Afirma Timothy Radcliffe: “Una de las formas de reconocer la voz
del Señor y de entender bien las Escrituras, es que esta voz nos ofrece
seguridad y al mismo tiempo nos invita a asumir riesgos.” Es decir, nos invita
a confiar, en Él y en nosotros. En su mano y en su brazo, que no dejarán que nos
trague el mar. De Dioses y hombres es
una película francesa que cuenta la historia de una comunidad de monjes en
Argelia, que fueron asesinados en 1996. Frente a la ola de violencia y
fundamentalismo que vivían, los monjes, que amaban y eran amados por la
comunidad en la que estaban establecidos, tuvieron que discernir si se mantenían
donde estaban o se retiraban. En uno de los muchos diálogos que tuvierno
alrededor de una sencilla mesa de madera, un monje exclamó al prior: “¡Yo no me
hice monje para que me mataran!” “¡Pero si ya has entregado tu vida!”, le
respondió. Cuando fue llamado por la voz del Señor a ser monje y, a pesar de su
duda inicial, aceptó caminar sobre las aguas. Con sus hermanos. Y decidieron
quedarse.
En su relato autobiográfico El
bar de las grandes esperanzas, J. R. Moehringer describe los días de su
juventud en que anhelaba ser abogado y estudiar en la prestigiosa Universidad
de Yale para lograrlo. Pero no tenía ni dinero, ni sentía tener el mundo y los
conocimientos suficientes para estudiar en Yale. Tenía miedo. En esos días
trabajaba en la librería de los hermanos Bill y Bud. Les dijo: “Asusta
demasiado pensar en… Yale” “Pues en ese caso ya está decidido.” Y oliéndose el
puño y recolocándose sus gafas, continuó:
Tienes
que hacer todo lo que te asuste, JR. Todo. No digo que pongas en peligro tu
vida, pero todo lo demás, sí. Piensa en el miedo, decide ahora mismo cómo vas a
enfrentarte al miedo, porque el miedo va a ser la gran cuestión de tu vida, eso
te lo aseguro. El miedo será el combustible de todos tus éxitos, y la raíz de
todos tus fracasos, y el dilema subyacente en todas las historias que te
cuentas a ti mismo sobre ti mismo. ¿Y cuál es la única posibilidad que tienes
de vencer el miedo? Ir con él. Pilotar a su lado.
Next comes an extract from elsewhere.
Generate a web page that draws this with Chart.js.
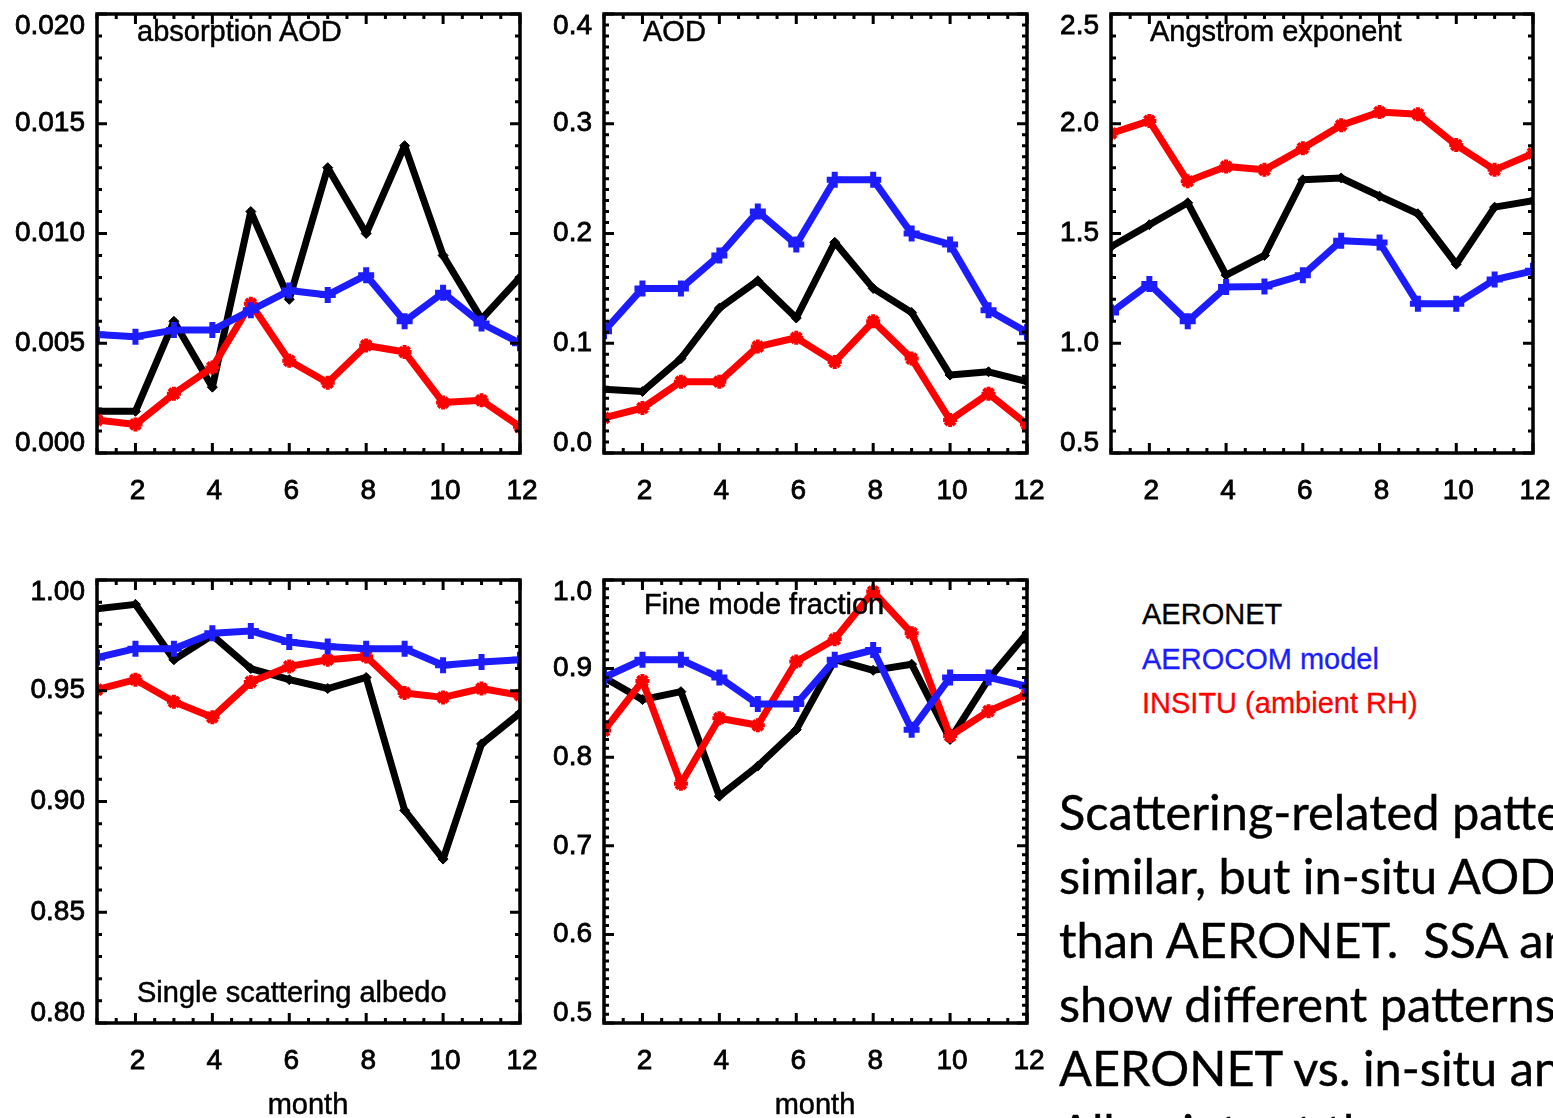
<!DOCTYPE html>
<html>
<head>
<meta charset="utf-8">
<script src="https://cdn.jsdelivr.net/npm/chart.js@4.4.1/dist/chart.umd.min.js"></script>
<style>
  body { margin: 0; width: 1553px; height: 1118px; overflow: hidden; background: #fff; position: relative;
         font-family: "Liberation Sans", Arial, sans-serif; }
  canvas { position: absolute; }
  .lbl { position: absolute; font-size: 29px; line-height: 29px; white-space: nowrap; color: #000;
         -webkit-text-stroke: 0.5px #000; }
  .month { width: 200px; text-align: center; }
  #legend { position: absolute; left: 1142px; top: 592px; font-size: 29px; line-height: 44.5px; white-space: nowrap; }
  #legend div { -webkit-text-stroke: 0.3px currentColor; }
  #para { position: absolute; left: 1059px; top: 779px; font-family: Lato, "Open Sans", sans-serif; font-size: 49px;
          line-height: 64px; white-space: pre; color: #000; transform-origin: 0 0; -webkit-text-stroke: 0.4px #000; }
</style>
</head>
<body>
<canvas id="c1" width="548" height="530" style="left:0;top:0"></canvas>
<canvas id="c2" width="505" height="530" style="left:548px;top:0"></canvas>
<canvas id="c3" width="500" height="530" style="left:1053px;top:0"></canvas>
<canvas id="c4" width="548" height="578" style="left:0;top:540px"></canvas>
<canvas id="c5" width="505" height="578" style="left:548px;top:540px"></canvas>

<div class="lbl" style="left:137px;top:17px">absorption AOD</div>
<div class="lbl" style="left:643px;top:17px">AOD</div>
<div class="lbl" style="left:1150px;top:17px">Angstrom exponent</div>
<div class="lbl" style="left:137px;top:978px">Single scattering albedo</div>
<div class="lbl" style="left:644px;top:590px">Fine mode fraction</div>
<div class="lbl month" style="left:208px;top:1090px">month</div>
<div class="lbl month" style="left:715px;top:1090px">month</div>

<div id="legend">
  <div style="color:#000">AERONET</div>
  <div style="color:#1c1cff">AEROCOM model</div>
  <div style="color:#ff0000">INSITU (ambient RH)</div>
</div>

<div id="para">Scattering-related patterns are
similar, but in-situ AOD is lower
than AERONET.  SSA and FMF
show different patterns for
AERONET vs. in-situ and model.
All points at the same site.</div>

<script>
const months = [1, 2, 3, 4, 5, 6, 7, 8, 9, 10, 11, 12];
const xTickValues = [2, 4, 6, 8, 10, 12];

// absorption AOD
const absAeronet = [0.0019, 0.0019, 0.0060, 0.0030, 0.0110, 0.0070, 0.0130, 0.0100, 0.0140, 0.0090, 0.0061, 0.0080];
const absModel   = [0.0054, 0.0053, 0.0056, 0.0056, 0.0065, 0.0074, 0.0072, 0.0081, 0.0060, 0.0073, 0.0059, 0.0050];
const absInsitu  = [0.0015, 0.0013, 0.0027, 0.0039, 0.0068, 0.0042, 0.0032, 0.0049, 0.0046, 0.0023, 0.0024, 0.0012];
const absTickLabels = ['0.000', '0.005', '0.010', '0.015', '0.020'];

// AOD
const aodAeronet = [0.058, 0.056, 0.086, 0.132, 0.157, 0.123, 0.192, 0.150, 0.128, 0.071, 0.074, 0.065];
const aodModel   = [0.111, 0.150, 0.150, 0.180, 0.220, 0.190, 0.249, 0.249, 0.200, 0.190, 0.130, 0.110];
const aodInsitu  = [0.032, 0.041, 0.065, 0.065, 0.097, 0.105, 0.083, 0.120, 0.086, 0.030, 0.054, 0.026];
const aodTickLabels = ['0.0', '0.1', '0.2', '0.3', '0.4'];

// Angstrom exponent
const angAeronet = [1.44, 1.54, 1.64, 1.31, 1.40, 1.745, 1.753, 1.67, 1.59, 1.36, 1.62, 1.65];
const angModel   = [1.14, 1.27, 1.10, 1.256, 1.259, 1.31, 1.467, 1.459, 1.18, 1.18, 1.29, 1.33];
const angInsitu  = [1.956, 2.013, 1.738, 1.805, 1.79, 1.888, 1.993, 2.053, 2.043, 1.903, 1.79, 1.865];
const angTickLabels = ['0.5', '1.0', '1.5', '2.0', '2.5'];

// single scattering albedo
const ssaAeronet = [0.987, 0.989, 0.964, 0.975, 0.960, 0.955, 0.951, 0.956, 0.896, 0.874, 0.926, 0.940];
const ssaModel   = [0.965, 0.969, 0.969, 0.976, 0.977, 0.972, 0.970, 0.969, 0.969, 0.9615, 0.963, 0.964];
const ssaInsitu  = [0.9505, 0.955, 0.945, 0.938, 0.954, 0.961, 0.964, 0.9655, 0.949, 0.947, 0.951, 0.948];
const ssaTickLabels = ['0.80', '0.85', '0.90', '0.95', '1.00'];

// fine mode fraction
const fmfAeronet = [0.890, 0.865, 0.874, 0.756, 0.790, 0.831, 0.910, 0.898, 0.905, 0.820, 0.888, 0.940];
const fmfModel   = [0.890, 0.910, 0.910, 0.890, 0.860, 0.860, 0.910, 0.921, 0.831, 0.890, 0.890, 0.880];
const fmfInsitu  = [0.830, 0.886, 0.770, 0.844, 0.836, 0.908, 0.933, 0.987, 0.940, 0.824, 0.852, 0.871];
const fmfTickLabels = ['0.5', '0.6', '0.7', '0.8', '0.9', '1.0'];

const BLUE = '#1c1cff';
const RED = '#ff0000';

const toXY = arr => arr.map((v, i) => ({ x: months[i], y: v }));

// IDL style box: frame, inward ticks on all four sides, labels
function makeFrame(labels, minor) {
  const ticks = labels.map(Number);
  const min = ticks[0], max = ticks[ticks.length - 1];
  return {
    id: 'axisFrame',
    afterDatasetsDraw(chart) {
      const { ctx, chartArea: a } = chart;
      const x = chart.scales.x, y = chart.scales.y;
      ctx.save();
      ctx.strokeStyle = '#000';
      ctx.lineWidth = 3;
      ctx.beginPath();
      for (let k = 0; k <= 22; k++) {
        const v = 1 + k * 0.5;
        const px = x.getPixelForValue(v);
        const len = xTickValues.includes(v) ? 10 : 5;
        ctx.moveTo(px, a.bottom); ctx.lineTo(px, a.bottom - len);
        ctx.moveTo(px, a.top); ctx.lineTo(px, a.top + len);
      }
      const n = Math.round((max - min) / minor);
      for (let k = 0; k <= n; k++) {
        const v = min + k * minor;
        const py = y.getPixelForValue(v);
        const major = ticks.some(t => Math.abs(t - v) < minor / 10);
        const len = major ? 10 : 5;
        ctx.moveTo(a.left, py); ctx.lineTo(a.left + len, py);
        ctx.moveTo(a.right, py); ctx.lineTo(a.right - len, py);
      }
      ctx.stroke();
      ctx.lineWidth = 3.5;
      ctx.strokeRect(a.left, a.top, a.right - a.left, a.bottom - a.top);

      ctx.fillStyle = '#000';
      ctx.lineWidth = 0.8;
      ctx.font = '28px "Liberation Sans", Arial, sans-serif';
      ctx.textAlign = 'right';
      ctx.textBaseline = 'middle';
      labels.forEach((t, i) => {
        let py = y.getPixelForValue(ticks[i]);
        if (i === 0) py -= 10;
        if (i === labels.length - 1) py += 12;
        ctx.fillText(t, a.left - 12, py);
        ctx.strokeText(t, a.left - 12, py);
      });
      ctx.textAlign = 'center';
      xTickValues.forEach(v => {
        const px = x.getPixelForValue(v) + 2;
        ctx.fillText(String(v), px, a.bottom + 38);
        ctx.strokeText(String(v), px, a.bottom + 38);
      });
      ctx.restore();
    }
  };
}

function panel(id, aeronet, model, insitu, labels, minor, padding) {
  const ticks = labels.map(Number);
  new Chart(document.getElementById(id), {
    type: 'line',
    data: {
      datasets: [
        { label: 'AERONET', data: toXY(aeronet), borderColor: '#000', backgroundColor: '#000',
          borderWidth: 7, pointStyle: 'rectRot', pointRadius: 5, pointBorderWidth: 1, order: 3 },
        { label: 'AEROCOM model', data: toXY(model), borderColor: BLUE, backgroundColor: BLUE,
          borderWidth: 7, pointStyle: 'cross', pointRadius: 8, pointBorderWidth: 6, order: 1 },
        { label: 'INSITU (ambient RH)', data: toXY(insitu), borderColor: RED, backgroundColor: RED,
          borderWidth: 7, pointStyle: 'star', pointRadius: 7, pointBorderWidth: 4, order: 2 }
      ]
    },
    options: {
      responsive: false,
      animation: false,
      events: [],
      layout: { padding: padding },
      elements: { line: { tension: 0, borderJoinStyle: 'round' } },
      scales: {
        x: { type: 'linear', min: 1, max: 12, display: false },
        y: { type: 'linear', min: ticks[0], max: ticks[ticks.length - 1], display: false }
      },
      plugins: { legend: { display: false }, tooltip: { enabled: false } }
    },
    plugins: [makeFrame(labels, minor)]
  });
}

panel('c1', absAeronet, absModel, absInsitu, absTickLabels, 0.001, { left: 97, top: 10, right: 28, bottom: 77 });
panel('c2', aodAeronet, aodModel, aodInsitu, aodTickLabels, 0.01, { left: 56, top: 10, right: 26, bottom: 77 });
panel('c3', angAeronet, angModel, angInsitu, angTickLabels, 0.1, { left: 58, top: 10, right: 20, bottom: 77 });
panel('c4', ssaAeronet, ssaModel, ssaInsitu, ssaTickLabels, 0.01, { left: 97, top: 40, right: 28, bottom: 95 });
panel('c5', fmfAeronet, fmfModel, fmfInsitu, fmfTickLabels, 0.01, { left: 56, top: 40, right: 26, bottom: 95 });

// squeeze the Lato paragraph to the narrower slide font width
const para = document.getElementById('para');
const mctx = document.createElement('canvas').getContext('2d');
mctx.font = '49px Lato';
const w = mctx.measureText('similar, but in-situ AOD').width;
para.style.transform = 'scaleX(' + (499 / w).toFixed(3) + ')';
</script>
</body>
</html>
Es decir, caminar a pesar del miedo, a pesar de la noche y del
viento en contra, aunque sea sobre las aguas. No negarlo, sino sentirlo, dejar
que cale hasta los huesos. Y luego, levantar el rostro, buscar al Señor,
escuchar en el trueno su voz desde el cielo sobre las aguas, dejar la barca y
ponerse a caminar, sin temeridad, con confianza, sabiendo que detrás de la
tormenta está Él, detrás del peligro está Él, detrás del trueno y de su voz
está Él, que viene a nosotros, con el brazo extendido y su mano poderosa.